On peut rappeler que le symbole n'est autre qu'un élément concret chargé d'une signification plus abstraite qui va au delà de l'apparence. Certains symboles sont universels prenant une dimension archétypale, comme celui de la roue ou du vajra ; d'autres pourront peut-être apparaître comme plus "culturels", héritage parfois de l'Inde.
Mais il est important de comprendre que ce symbolisme tantrique participe de ce qu'on appelle "les moyens habiles" qui permettent de purifier, transformer les agrégats du "moi" et les émotions perturbatrices en sagesse. Notre conception du monde résulte des tendances et des poisons de notre esprit, du conditionnement karmique et de l'ignorance. Il n'y a pas de séparation entre le samsara et le nirvana, seulement une différence de perception. Ces "moyens habiles" utilisent le fonctionnement ordinaire de notre esprit pour le transformer : la visualisation des déités de pratique ou Yidams, la récitation des mantras, les gestes symboliques ou mudra permettent peu à peu de transmuter les visions impures de notre existence conditionnée en pures visions, sans toutefois les rejeter, puisqu'en leur nature profonde les agrégats du " moi ", les émotions, sont des qualités de la Nature de Bouddha présente en tous les êtres. Ainsi Les déités ne sont pas des dieux extérieurs mais des archétypes de l'Éveil et les divers symboles qui accompagnent le chemin d'un pratiquant du bouddhisme tibétain permettent  de représenter ce qui est au-delà de toute conceptualisation, capacité de toute façon elle aussi conditionnée par notre existence samsarique.
Ce cheminement n'implique nullement que ce symbolisme en soit " appris " comme un " code " dont on mémoriserait simplement les signes et les significations : il nécessite plutôt une compréhension intérieure de ces symboles à laquelle les instructions d'un lama qualifié pourront ouvrir et dont la pratique permettra peu à peu de percevoir la profondeur par l'expérience méditative.

D'excellents ouvrages existent toutefois sur le symbolisme du bouddhisme tibétain qui peuvent parfois s'avérer utiles :

  •                 Petite encyclopédie des Divinités et symboles du bouddhisme tibétain pat Tcheuky Sèngué (Editions Claire Lumière) : comme son nom l'indique l'ouvrage le plus encyclopédique des trois proposés ici
  •                 Symboles bouddhiques et culture tibétaine par Dagyab Rinpoché (Editions Kunchab) : ouvrage excellent pour rattacher les principaux symboles à la pensée philosophique
  •                 Vers l'Art sacré du Tibet par Nathalie Gyatso (Editions Claire Lumière) : ouvrage davantage axé sur la conception artistique des représentations sacrées où la personnalité de l'artiste disparaît derrière des conventions et un codage précis des formes.

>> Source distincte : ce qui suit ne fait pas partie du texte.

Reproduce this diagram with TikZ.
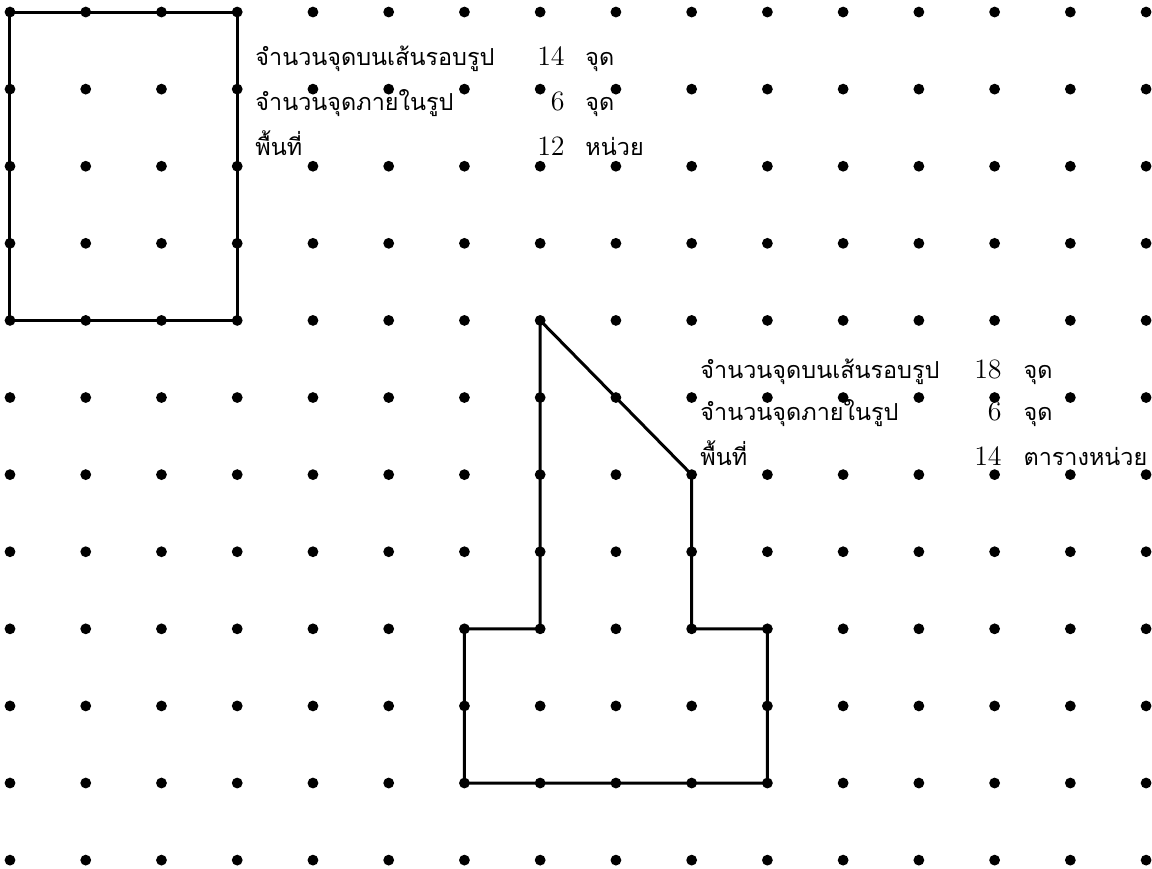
\documentclass[tikz,border=0pt]{standalone}
\usepackage{fontspec}
\newfontfamily\thaifont[Script=Thai]{Loma}
\tikzset{
  rim/.style={line width=1.5pt, line join=miter},
  thtxt/.style={font=\thaifont\fontsize{11.7}{14}\selectfont, inner sep=0pt},
  numtxt/.style={font=\fontsize{14}{16}\selectfont, inner sep=0pt},
}
\begin{document}
\begin{tikzpicture}[x=37.865pt, y=-38.545pt]
            \useasboundingbox (-0.132,-0.156) rectangle (15.078,11.103);
            % rectangle 3 x 4
            \draw[rim] (0,0) rectangle (3,4);
            % second figure
            \draw[rim] (7,4) -- (7,8) -- (6,8) -- (6,10) -- (10,10) -- (10,8) -- (9,8) -- (9,6) -- cycle;
            % dot paper
            \foreach \i in {0,...,15}
                \foreach \j in {0,...,11}
                    \fill (\i,\j) circle (2.7pt);
            % data for the rectangle
            \node[thtxt, anchor=base west] (bound1) at (3.235,0.6875) {จำนวนจุดบนเส้นรอบรูป};
            \node[numtxt, anchor=base east] (nbound1) at (7.329,0.6875) {14};
            \node[thtxt, anchor=base west] (ubound1) at (7.593,0.6875) {จุด};
            \node[thtxt, anchor=base west] (inner1) at (3.235,1.271) {จำนวนจุดภายในรูป};
            \node[numtxt, anchor=base east] (ninner1) at (7.329,1.271) {6};
            \node[thtxt, anchor=base west] (uinner1) at (7.593,1.271) {จุด};
            \node[thtxt, anchor=base west] (area1) at (3.235,1.855) {พื้นที่};
            \node[numtxt, anchor=base east] (narea1) at (7.329,1.855) {12};
            \node[thtxt, anchor=base west] (uarea1) at (7.593,1.855) {หน่วย};
            % data for the second figure
            \node[thtxt, anchor=base west] (bound2) at (9.111,4.748) {จำนวนจุดบนเส้นรอบรูป};
            \node[numtxt, anchor=base east] (nbound2) at (13.099,4.748) {18};
            \node[thtxt, anchor=base west] (ubound2) at (13.377,4.748) {จุด};
            \node[thtxt, anchor=base west] (inner2) at (9.111,5.292) {จำนวนจุดภายในรูป};
            \node[numtxt, anchor=base east] (ninner2) at (13.099,5.292) {6};
            \node[thtxt, anchor=base west] (uinner2) at (13.377,5.292) {จุด};
            \node[thtxt, anchor=base west] (area2) at (9.111,5.876) {พื้นที่};
            \node[numtxt, anchor=base east] (narea2) at (13.099,5.876) {14};
            \node[thtxt, anchor=base west] (uarea2) at (13.377,5.876) {ตารางหน่วย};
        \end{tikzpicture}
\end{document}
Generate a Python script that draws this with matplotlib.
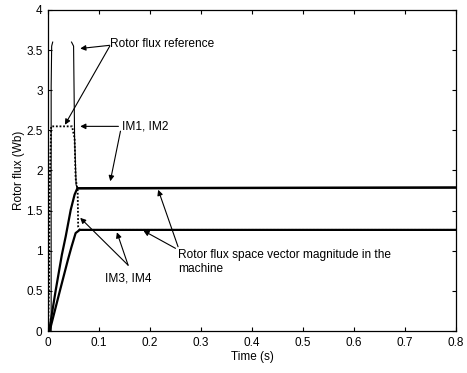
import numpy as np
import matplotlib
matplotlib.use("Agg")
import matplotlib.pyplot as plt

plt.rcParams['font.family'] = ['Liberation Sans', 'DejaVu Sans']

# Rotor flux space vector magnitude, IM1/IM2 (thick solid)
t_im12 = [0.0, 0.002, 0.015, 0.027, 0.0346, 0.0444, 0.052, 0.0575, 0.8]
v_im12 = [0.0, 0.0, 0.51, 0.95, 1.18, 1.51, 1.70, 1.78, 1.79]

# Rotor flux space vector magnitude, IM3/IM4 (thick solid)
t_im34 = [0.0, 0.003, 0.0235, 0.039, 0.046, 0.054, 0.062, 0.8]
v_im34 = [0.0, 0.0, 0.51, 0.89, 1.05, 1.22, 1.26, 1.26]

# Rotor flux reference, IM3/IM4 (dotted)
t_ref34 = [0.0, 0.002, 0.003, 0.006, 0.047, 0.052, 0.054, 0.058, 0.059, 0.062, 0.8]
v_ref34 = [0.0, 0.6, 1.8, 2.55, 2.55, 2.4, 1.9, 1.75, 1.3, 1.26, 1.26]

# Rotor flux reference, IM1/IM2 (thin solid, visible pieces)
t_ref12a = [0.006, 0.006, 0.007, 0.009]
v_ref12a = [0.0, 3.05, 3.55, 3.6]
t_ref12b = [0.046, 0.050, 0.052, 0.055, 0.058, 0.8]
v_ref12b = [3.6, 3.55, 2.4, 1.82, 1.77, 1.78]

fig = plt.figure(figsize=(4.67, 3.73), dpi=100)
ax = fig.add_axes([0.103, 0.1126, 0.873, 0.8606])

ax.plot(t_ref12a, v_ref12a, color='black', lw=0.8)
ax.plot(t_ref12b, v_ref12b, color='black', lw=0.8)
ax.plot(t_im12, v_im12, color='black', lw=1.6)
ax.plot(t_im34, v_im34, color='black', lw=1.6)
ax.plot(t_ref34, v_ref34, color='black', lw=1.3, ls=(0, (1, 1)))

ax.set_xlim(0, 0.8)
ax.set_ylim(0, 4)
ax.set_xticks(np.arange(0, 0.81, 0.1))
ax.set_xticklabels(['0', '0.1', '0.2', '0.3', '0.4', '0.5', '0.6', '0.7', '0.8'])
ax.set_yticks(np.arange(0, 4.01, 0.5))
ax.set_yticklabels(['0', '0.5', '1', '1.5', '2', '2.5', '3', '3.5', '4'])
ax.tick_params(direction='in', top=True, right=True, labelsize=8.5, length=3, width=0.8, pad=4)
for s in ax.spines.values():
    s.set_linewidth(0.9)
ax.set_xlabel('Time (s)', fontsize=8.5, labelpad=2)
ax.set_ylabel('Rotor flux (Wb)', fontsize=8.5, labelpad=1)

fs = 8.6
arrow = dict(arrowstyle='-|>', color='black', lw=0.8, mutation_scale=8, shrinkA=0, shrinkB=0)

ax.text(0.122, 3.575, 'Rotor flux reference', fontsize=fs, va='center', ha='left')
ax.annotate('', xy=(0.063, 3.52), xytext=(0.121, 3.56), arrowprops=arrow)
ax.annotate('', xy=(0.033, 2.57), xytext=(0.121, 3.55), arrowprops=arrow)

ax.text(0.145, 2.55, 'IM1, IM2', fontsize=fs, va='center', ha='left')
ax.annotate('', xy=(0.063, 2.55), xytext=(0.138, 2.55), arrowprops=arrow)
ax.annotate('', xy=(0.122, 1.866), xytext=(0.142, 2.49), arrowprops=arrow)

ax.text(0.112, 0.66, 'IM3, IM4', fontsize=fs, va='center', ha='left')
ax.annotate('', xy=(0.063, 1.41), xytext=(0.157, 0.82), arrowprops=arrow)
ax.annotate('', xy=(0.135, 1.23), xytext=(0.157, 0.82), arrowprops=arrow)

ax.text(0.255, 0.86, 'Rotor flux space vector magnitude in the\nmachine', fontsize=fs,
        va='center', ha='left', linespacing=1.2)
ax.annotate('', xy=(0.216, 1.76), xytext=(0.255, 1.05), arrowprops=arrow)
ax.annotate('', xy=(0.187, 1.25), xytext=(0.250, 1.03), arrowprops=arrow)

fig.savefig('out.png', dpi=100)
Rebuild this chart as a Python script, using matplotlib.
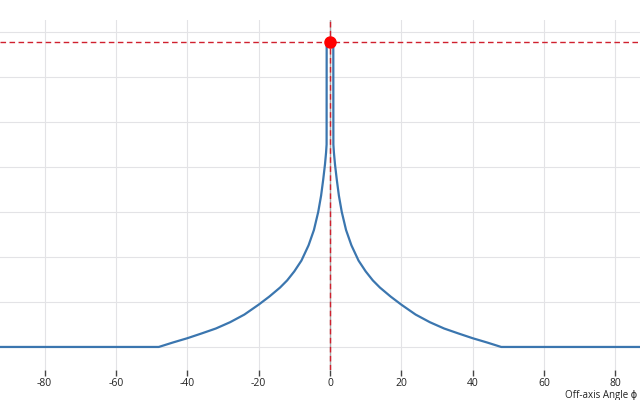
import numpy as np
import matplotlib.pyplot as plt

plt.rcParams['font.family'] = ['Open Sans', 'DejaVu Sans']
plt.rcParams['axes.unicode_minus'] = False

# off-axis angle (deg) and response (left half, mirrored)
angle_left = [-100, -48, -44, -40, -36, -32, -28, -24, -20, -17, -14, -12,
              -10, -8, -6, -4.5, -3.3, -2.5, -1.9, -1.4, -1.1, -0.95, -0.93]
resp_left = [0, 0, 0.5, 0.97, 1.5, 2.05, 2.75, 3.6, 4.7, 5.6, 6.6, 7.4,
             8.4, 9.6, 11.3, 13.0, 15.0, 16.8, 18.6, 20.3, 21.6, 22.5, 33.9]

peak_angle = 0
peak_value = 33.9

angle = angle_left + [peak_angle] + [-a for a in angle_left[::-1]]
resp = resp_left + [peak_value] + resp_left[::-1]

xticks = [-80, -60, -40, -20, 0, 20, 40, 60, 80]
yticks = [0, 5, 10, 15, 20, 25, 30, 35]

fig = plt.figure(figsize=(6.4, 4), dpi=100)
ax = fig.add_axes([0, 0.075, 1, 0.875])

ax.plot(angle, resp, color='#3b76af', lw=1.6, zorder=3)
ax.axhline(peak_value, color='#d0202e', lw=1, ls=(0, (4, 2.5)), zorder=4)
ax.axvline(peak_angle, color='#a9a9a9', lw=1, zorder=2)
ax.axvline(peak_angle, color='#d0202e', lw=1, ls=(0, (4, 2.5)), zorder=4)
ax.plot([peak_angle], [peak_value], 'o', color='#ff0000', ms=8, zorder=5)

ax.set_xlim(-92.5, 86.9)
ax.set_ylim(-2.56, 36.33)
ax.set_xticks(xticks)
ax.set_yticks(yticks)
ax.set_yticklabels([])
ax.tick_params(axis='y', length=0)
ax.tick_params(axis='x', length=4, width=1, color='#444444', labelsize=7.5,
               pad=1.5, labelcolor='#222222')
ax.grid(True, color='#e3e3e6', lw=0.8)
ax.set_axisbelow(True)
for s in ax.spines.values():
    s.set_visible(False)

ax.set_xlabel('Off-axis Angle ϕ', fontsize=7, color='#222222', ha='left')
ax.xaxis.set_label_coords(565 / 640, -0.056)

fig.savefig('out.png', dpi=100)
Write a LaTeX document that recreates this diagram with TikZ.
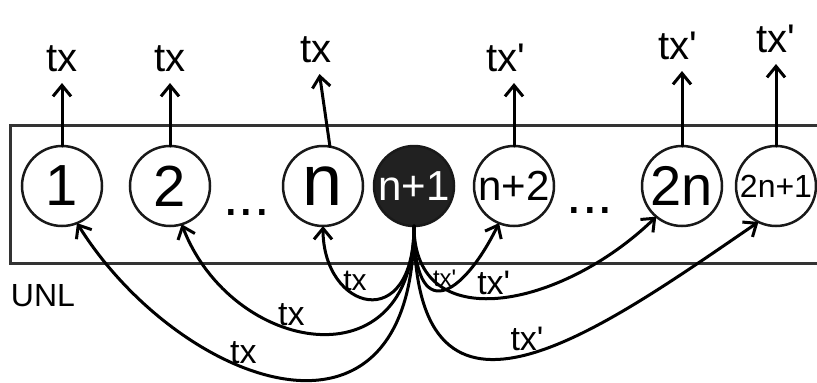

LE SYMBOLISME UNIVERSEL DE LA ROUE

La roue est un symbole universel qui se rattache à la figure du cercle. Elle se rapporte au monde du devenir et à tout ce qui induit l'idée de cycle, de recommencement ou  de renouvellement.
Dans beaucoup de traditions, elle représente le monde avec 4 rayons qui  évoquent les 4 directions de l'espace; il est aussi à noter qu'elle peut parfois avoir 6 ou 8 rayons comme dans le bouddhisme tibétain selon ce qu'elle est censée symbolisée. On sait que le cercle ou roue est une des figures de base des mandalas : nous ne nous attarderons pas pour le moment sur les  mandalas, pour  revenir à la roue, telle qu'elle est utilisée dans le symbolisme tibétain.
Il existe 3 roues principales :
  • la roue du dharma ou dharmachakra, symbole souvent représenté dans les temples
  • la roue d'or, un des 8 signes auspicieux
  • la roue des existences ou roue de la vie qui constitue un sujet fréquent  sur les thankas

LA ROUE DU DHARMA

La roue du Dharma comporte 8 rayons : elle est le symbole de la doctrine.
On dit que le Bouddha fit tourner 3 fois la roue, ce qui correspond à 3 cycles d'enseignements pour mettre fin à la souffrance (dukkha).
Le 1er tour correspond aux 4 Nobles vérités et à d'autres discours qui sont la base du hinayana, offrant aux aspirants une voie de libération personnelle.
Au 2nd tour, il expliqua comment atteindre la Bouddhéité pour le bien de tous les êtres : c'est la voie du Mahayana qui repose notamment sur les sutras de la Perfection de sagesse et aux enseignements qui ont trait à la nature absolue de la réalité.
Au 3e tour de roue, le Bouddha  a donné des enseignements permettant de concilier ce qui pourrait apparaître comme des contradictions entre les 2 précédents tours.
La doctrine bouddhique n'est pas dogmatique : elle s'adapte aux capacités des différents disciples. On dit que le Bouddha a donné 84000 sortes d'enseignements susceptibles d'être entendus et compris par tous les individus.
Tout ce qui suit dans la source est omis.